Task goal
Look through the data below. Collect every line where the word "that" occurs.

______________________________

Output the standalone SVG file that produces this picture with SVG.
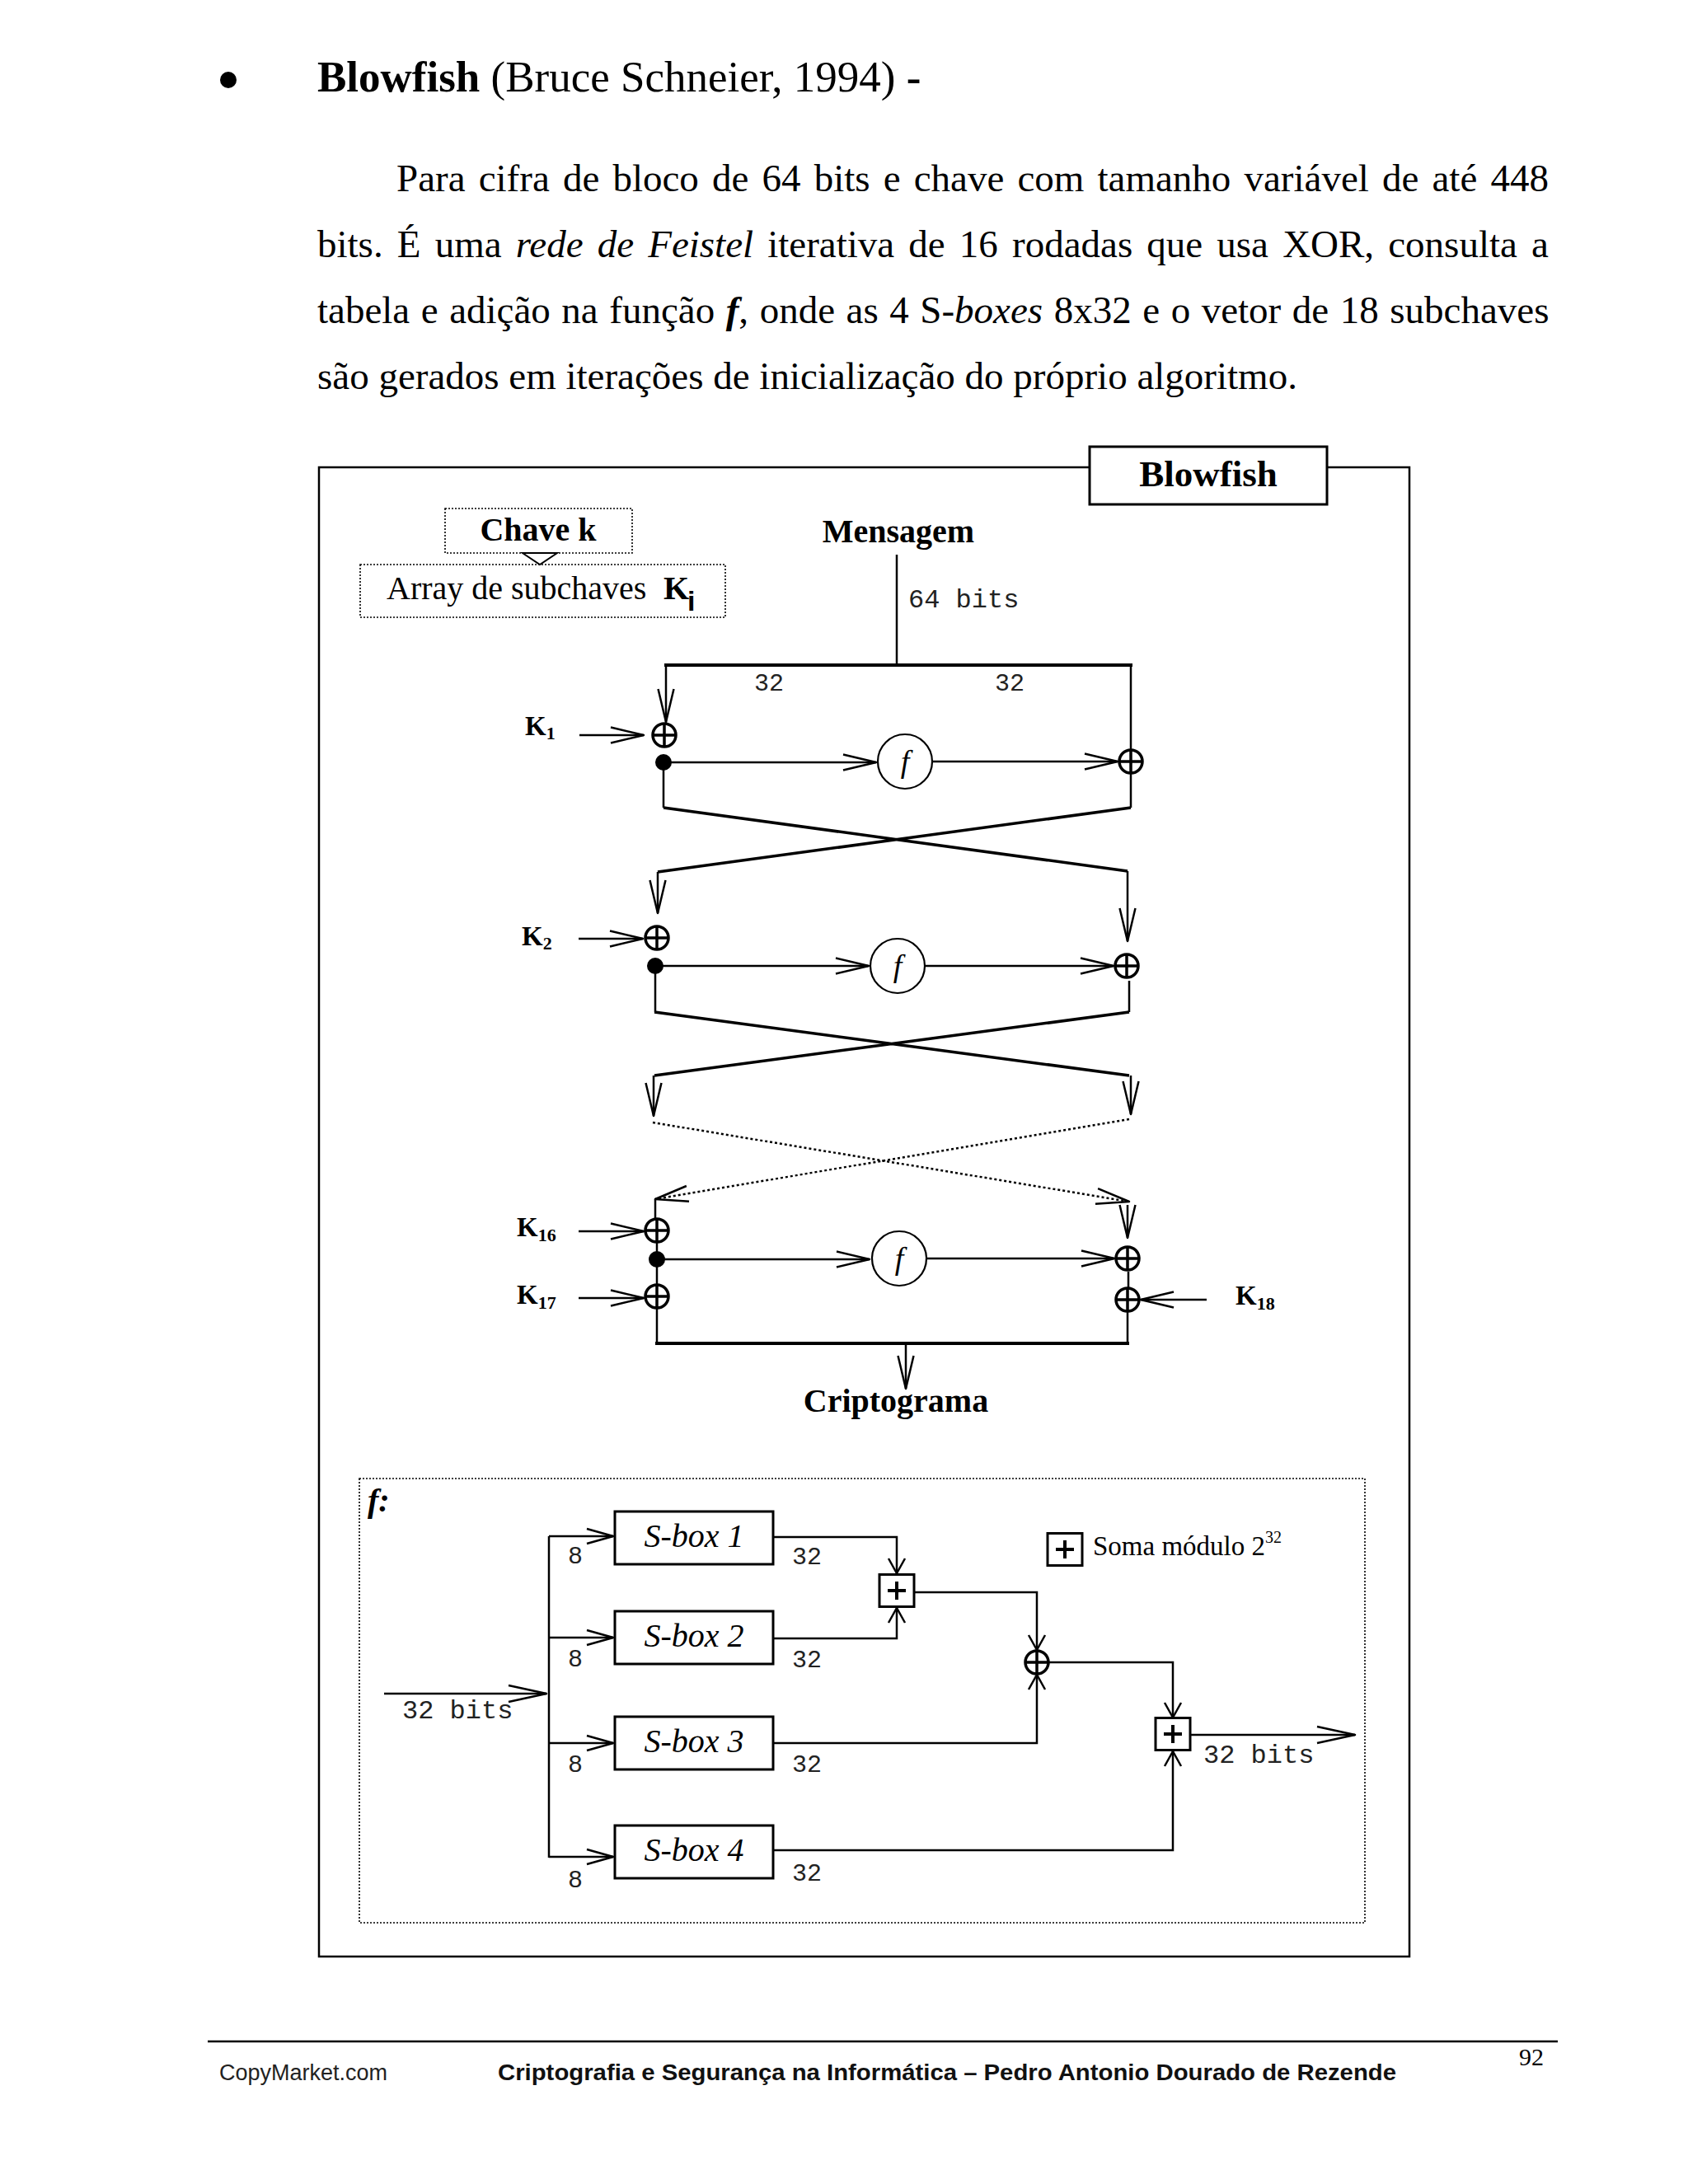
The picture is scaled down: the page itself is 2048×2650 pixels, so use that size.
<svg xmlns="http://www.w3.org/2000/svg" xmlns:xlink="http://www.w3.org/1999/xlink" width="2048" height="2650" viewBox="0 0 2048 2650">
<style>
.serif{font-family:"Liberation Serif","Times New Roman",serif;fill:#000}
.mono{font-family:"Liberation Mono","Courier New",monospace;fill:#222}
.sans{font-family:"Liberation Sans",Arial,sans-serif}
.b{font-weight:bold}
.it{font-style:italic}
.ln{stroke:#000;stroke-width:2.5;fill:none}
.th{stroke-width:3.5}
.tk{stroke-width:4}
.dot{stroke-dasharray:3 3}
.box{fill:#fff;stroke:#000;stroke-width:3}
.dbox{fill:none;stroke:#000;stroke-width:1.6;stroke-dasharray:2 2}
</style>
<defs>
<marker id="a1" markerUnits="userSpaceOnUse" markerWidth="10" markerHeight="10" refX="0" refY="0" orient="auto" overflow="visible">
<path d="M-40,-9.5 L0,0 L-40,9.5" fill="none" stroke="#000" stroke-width="2.5" stroke-linejoin="round"/>
</marker>
<marker id="a2" markerUnits="userSpaceOnUse" markerWidth="10" markerHeight="10" refX="0" refY="0" orient="auto" overflow="visible">
<path d="M-18,-10 L0,0 L-18,10" fill="none" stroke="#000" stroke-width="2.5" stroke-linejoin="round"/>
</marker>
<marker id="a3" markerUnits="userSpaceOnUse" markerWidth="10" markerHeight="10" refX="0" refY="0" orient="auto" overflow="visible">
<path d="M-32,-9 L0,0 L-32,9" fill="none" stroke="#000" stroke-width="2.5" stroke-linejoin="round"/>
</marker>
<marker id="a4" markerUnits="userSpaceOnUse" markerWidth="10" markerHeight="10" refX="0" refY="0" orient="auto" overflow="visible">
<path d="M-46,-10 L0,0 L-46,10" fill="none" stroke="#000" stroke-width="2.5" stroke-linejoin="round"/>
</marker>
<g id="xor">
<circle r="14" fill="#fff" stroke="#000" stroke-width="3.5"/>
<path d="M-14,0 H14 M0,-14 V14" stroke="#000" stroke-width="3.5"/>
</g>
<g id="fn">
<circle r="33" fill="#fff" stroke="#000" stroke-width="2.2"/>
<text class="serif it" x="0" y="13" font-size="38" text-anchor="middle">f</text>
</g>
<g id="pbox">
<rect x="-21" y="-19.5" width="42" height="39" fill="#fff" stroke="#000" stroke-width="3"/>
<path d="M-11,0 H11 M0,-11 V11" stroke="#000" stroke-width="4"/>
</g>
</defs>

<rect width="2048" height="2650" fill="#fff"/>

<!-- heading and paragraph -->
<g id="heading">
<circle cx="277" cy="97" r="10" fill="#000"/>
<text class="serif" x="385" y="111" font-size="53"><tspan class="b">Blowfish</tspan> (Bruce Schneier, 1994) <tspan class="b">-</tspan></text>
</g>
<g id="paragraph" font-size="47">
<text class="serif" x="481" y="232" word-spacing="4.4">Para cifra de bloco de 64 bits e chave com tamanho variável de até 448</text>
<text class="serif" x="385" y="312" word-spacing="5.4">bits. É uma <tspan class="it">rede de Feistel</tspan> iterativa de 16 rodadas que usa XOR, consulta a</text>
<text class="serif" x="385" y="392" word-spacing="1.8">tabela e adição na função <tspan class="b it">f</tspan>, onde as 4 S-<tspan class="it">boxes</tspan> 8x32 e o vetor de 18 subchaves</text>
<text class="serif" x="385" y="472">são gerados em iterações de inicialização do próprio algoritmo.</text>
</g>

<!-- frame -->
<g id="frame">
<rect x="387" y="567" width="1323" height="1807" fill="none" stroke="#000" stroke-width="2.5"/>
</g>
<g id="title-box">
<rect x="1322" y="542" width="288" height="70" class="box" stroke-width="2.5"/>
<text class="serif b" x="1466" y="590" font-size="45" text-anchor="middle">Blowfish</text>
</g>

<g id="chave">
<rect x="540" y="617" width="227" height="54" class="dbox"/>
<text class="serif b" x="653" y="656" font-size="40" text-anchor="middle">Chave k</text>
<path d="M634,671 L676,671 L655,685 Z" fill="#fff" stroke="#000" stroke-width="2"/>
</g>
<g id="array">
<rect x="437" y="685" width="443" height="64" class="dbox"/>
<text class="serif" x="469" y="727" font-size="40">Array de subchaves</text>
<text class="serif b" x="805" y="727" font-size="40">K</text>
<text class="sans b" x="834" y="741" font-size="34">i</text>
</g>

<g id="mensagem"><text class="serif b" x="1090" y="658" font-size="40" text-anchor="middle">Mensagem</text></g>
<g id="label-64"><text class="mono" x="1102" y="737" font-size="32">64 bits</text></g>
<g id="label-32a"><text class="mono" x="915" y="838" font-size="30">32</text></g>
<g id="label-32b"><text class="mono" x="1207" y="838" font-size="30">32</text></g>

<!-- connectors -->
<g id="connectors">
<path class="ln" d="M1088,673 V807" stroke-width="2"/>
<path class="ln tk" d="M806,807 H1374"/>
<path class="ln" d="M808,807 V876" marker-end="url(#a1)" stroke-width="2"/>
<path class="ln" d="M1372,807 V909" stroke-width="2"/>
<path class="ln" d="M703,892 H781" stroke-width="3" marker-end="url(#a1)"/>
<path class="ln" d="M805,925 H1063" stroke-width="3" marker-end="url(#a1)"/>
<path class="ln" d="M1131,924 H1356" stroke-width="3" marker-end="url(#a1)"/>
<path class="ln" d="M805,925 V980 M1372,938 V980" stroke-width="2"/>
<path class="ln th" d="M805,980 L1368,1057 M1372,980 L798,1058"/>
<path class="ln" d="M798,1058 V1108" stroke-width="2" marker-end="url(#a1)"/>
<path class="ln" d="M1368,1057 V1142" stroke-width="2" marker-end="url(#a1)"/>

<path class="ln" d="M702,1139 H780" stroke-width="3" marker-end="url(#a1)"/>
<path class="ln" d="M795,1172 H1054" stroke-width="3" marker-end="url(#a1)"/>
<path class="ln" d="M1122,1172 H1351" stroke-width="3" marker-end="url(#a1)"/>
<path class="ln" d="M795,1172 V1228 M1370,1190 V1228" stroke-width="2"/>
<path class="ln th" d="M794,1228 L1370,1305 M1370,1228 L794,1305"/>
<path class="ln" d="M793,1305 V1354" stroke-width="2" marker-end="url(#a1)"/>
<path class="ln" d="M1372,1305 V1352" stroke-width="2" marker-end="url(#a1)"/>

<path class="ln dot" d="M792,1362 L1370,1458" stroke-width="2.5" marker-end="url(#a1)"/>
<path class="ln dot" d="M1370,1358 L795,1455" stroke-width="2.5" marker-end="url(#a1)"/>
<path class="ln" d="M795,1455 V1480" stroke-width="2"/>
<path class="ln" d="M1368,1462 V1502" stroke-width="2" marker-end="url(#a1)"/>

<path class="ln" d="M702,1494 H781" stroke-width="3" marker-end="url(#a1)"/>
<path class="ln" d="M797,1528 H1055" stroke-width="3" marker-end="url(#a1)"/>
<path class="ln" d="M1125,1527 H1352" stroke-width="3" marker-end="url(#a1)"/>
<path class="ln" d="M797,1507 V1560" stroke-width="2"/>
<path class="ln" d="M1369,1543 V1562" stroke-width="2"/>
<path class="ln" d="M702,1575 H781" stroke-width="3" marker-end="url(#a1)"/>
<path class="ln" d="M1464,1577 H1384" stroke-width="3" marker-end="url(#a1)"/>
<path class="ln" d="M797,1587 V1630 M1368,1591 V1630" stroke-width="2"/>
<path class="ln tk" d="M795,1630 H1370"/>
<path class="ln" d="M1099,1630 V1685" stroke-width="2" marker-end="url(#a1)"/>

<!-- f detail connectors -->
<path class="ln" d="M466,2055 H663" stroke-width="3" marker-end="url(#a4)"/>
<path class="ln" d="M666,1864 V2254" stroke-width="3"/>
<path class="ln" d="M666,1864 H744" stroke-width="3" marker-end="url(#a3)"/>
<path class="ln" d="M666,1987 H744" stroke-width="3" marker-end="url(#a3)"/>
<path class="ln" d="M666,2115 H744" stroke-width="3" marker-end="url(#a3)"/>
<path class="ln" d="M666,2253 H744" stroke-width="3" marker-end="url(#a3)"/>
<path class="ln" d="M938,1865 H1088 V1909" stroke-width="3" marker-end="url(#a2)"/>
<path class="ln" d="M938,1988 H1088 V1951" stroke-width="3" marker-end="url(#a2)"/>
<path class="ln" d="M1109,1932 H1258 V2002" stroke-width="3" marker-end="url(#a2)"/>
<path class="ln" d="M938,2115 H1258 V2032" stroke-width="3" marker-end="url(#a2)"/>
<path class="ln" d="M1272,2017 H1423 V2084" stroke-width="3" marker-end="url(#a2)"/>
<path class="ln" d="M938,2245 H1423 V2125" stroke-width="3" marker-end="url(#a2)"/>
<path class="ln" d="M1444,2105 H1644" stroke-width="3" marker-end="url(#a4)"/>
</g>

<!-- round 1 -->
<g id="k1"><text class="serif b" x="637" y="892" font-size="33">K<tspan font-size="22" dy="5">1</tspan></text></g>
<g id="xor-1l"><use xlink:href="#xor" x="806" y="892"/></g>
<g id="dot-1"><circle cx="805" cy="925" r="10" fill="#000"/></g>
<g id="f-1"><use xlink:href="#fn" x="1098" y="924"/></g>
<g id="xor-1r"><use xlink:href="#xor" x="1372" y="924"/></g>

<!-- round 2 -->
<g id="k2"><text class="serif b" x="633" y="1147" font-size="33">K<tspan font-size="22" dy="5">2</tspan></text></g>
<g id="xor-2l"><use xlink:href="#xor" x="797" y="1138"/></g>
<g id="dot-2"><circle cx="795" cy="1172" r="10" fill="#000"/></g>
<g id="f-2"><use xlink:href="#fn" x="1089" y="1172"/></g>
<g id="xor-2r"><use xlink:href="#xor" x="1367" y="1172"/></g>

<!-- round 16 -->
<g id="k16"><text class="serif b" x="627" y="1500" font-size="33">K<tspan font-size="22" dy="6">16</tspan></text></g>
<g id="xor-16l"><use xlink:href="#xor" x="797" y="1493"/></g>
<g id="dot-16"><circle cx="797" cy="1528" r="10" fill="#000"/></g>
<g id="f-16"><use xlink:href="#fn" x="1091" y="1527"/></g>
<g id="xor-16r"><use xlink:href="#xor" x="1368" y="1527"/></g>
<g id="k17"><text class="serif b" x="627" y="1582" font-size="33">K<tspan font-size="22" dy="6">17</tspan></text></g>
<g id="xor-17"><use xlink:href="#xor" x="797" y="1573"/></g>
<g id="xor-18"><use xlink:href="#xor" x="1368" y="1577"/></g>
<g id="k18"><text class="serif b" x="1499" y="1583" font-size="33">K<tspan font-size="22" dy="6">18</tspan></text></g>

<g id="criptograma"><text class="serif b" x="1087" y="1713" font-size="40" text-anchor="middle">Criptograma</text></g>

<!-- function f detail -->
<g id="f-detail">
<rect x="436" y="1794" width="1220" height="539" class="dbox"/>
<text class="serif b it" x="446" y="1834" font-size="40">f:</text>
</g>
<g id="in-label"><text class="mono" x="488" y="2085" font-size="32">32 bits</text></g>
<g id="sbox1"><rect x="746" y="1834" width="192" height="64" class="box"/><text class="serif it" x="842" y="1877" font-size="40" text-anchor="middle">S-box 1</text></g>
<g id="sbox2"><rect x="746" y="1955" width="192" height="64" class="box"/><text class="serif it" x="842" y="1998" font-size="40" text-anchor="middle">S-box 2</text></g>
<g id="sbox3"><rect x="746" y="2083" width="192" height="64" class="box"/><text class="serif it" x="842" y="2126" font-size="40" text-anchor="middle">S-box 3</text></g>
<g id="sbox4"><rect x="746" y="2215" width="192" height="64" class="box"/><text class="serif it" x="842" y="2258" font-size="40" text-anchor="middle">S-box 4</text></g>
<g id="bits-labels">
<text class="mono" x="689" y="1897" font-size="30">8</text>
<text class="mono" x="689" y="2022" font-size="30">8</text>
<text class="mono" x="689" y="2150" font-size="30">8</text>
<text class="mono" x="689" y="2290" font-size="30">8</text>
<text class="mono" x="961" y="1898" font-size="30">32</text>
<text class="mono" x="961" y="2023" font-size="30">32</text>
<text class="mono" x="961" y="2150" font-size="30">32</text>
<text class="mono" x="961" y="2282" font-size="30">32</text>
</g>
<g id="add-1"><use xlink:href="#pbox" x="1088" y="1930"/></g>
<g id="xor-f"><use xlink:href="#xor" x="1258" y="2017"/></g>
<g id="add-2"><use xlink:href="#pbox" x="1423" y="2104"/></g>
<g id="out-label"><text class="mono" x="1460" y="2139" font-size="32">32 bits</text></g>
<g id="legend">
<use xlink:href="#pbox" x="1292" y="1880"/>
<text class="serif" x="1326" y="1887" font-size="33">Soma módulo 2<tspan font-size="20" dy="-15">32</tspan></text>
</g>

<!-- footer -->
<g id="footer">
<line x1="252" y1="2477" x2="1890" y2="2477" stroke="#000" stroke-width="2.5"/>
<text class="serif" x="1843" y="2506" font-size="30">92</text>
<text class="sans" x="266" y="2524" font-size="27" fill="#222">CopyMarket.com</text>
<text class="sans b" x="604" y="2524" font-size="27" fill="#111" textLength="1090" lengthAdjust="spacingAndGlyphs">Criptografia e Segurança na Informática – Pedro Antonio Dourado de Rezende</text>
</g>
</svg>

______________________________

Full response
Output the standalone SVG file that produces this picture with SVG.
The picture is scaled down: the page itself is 2048×2650 pixels, so use that size.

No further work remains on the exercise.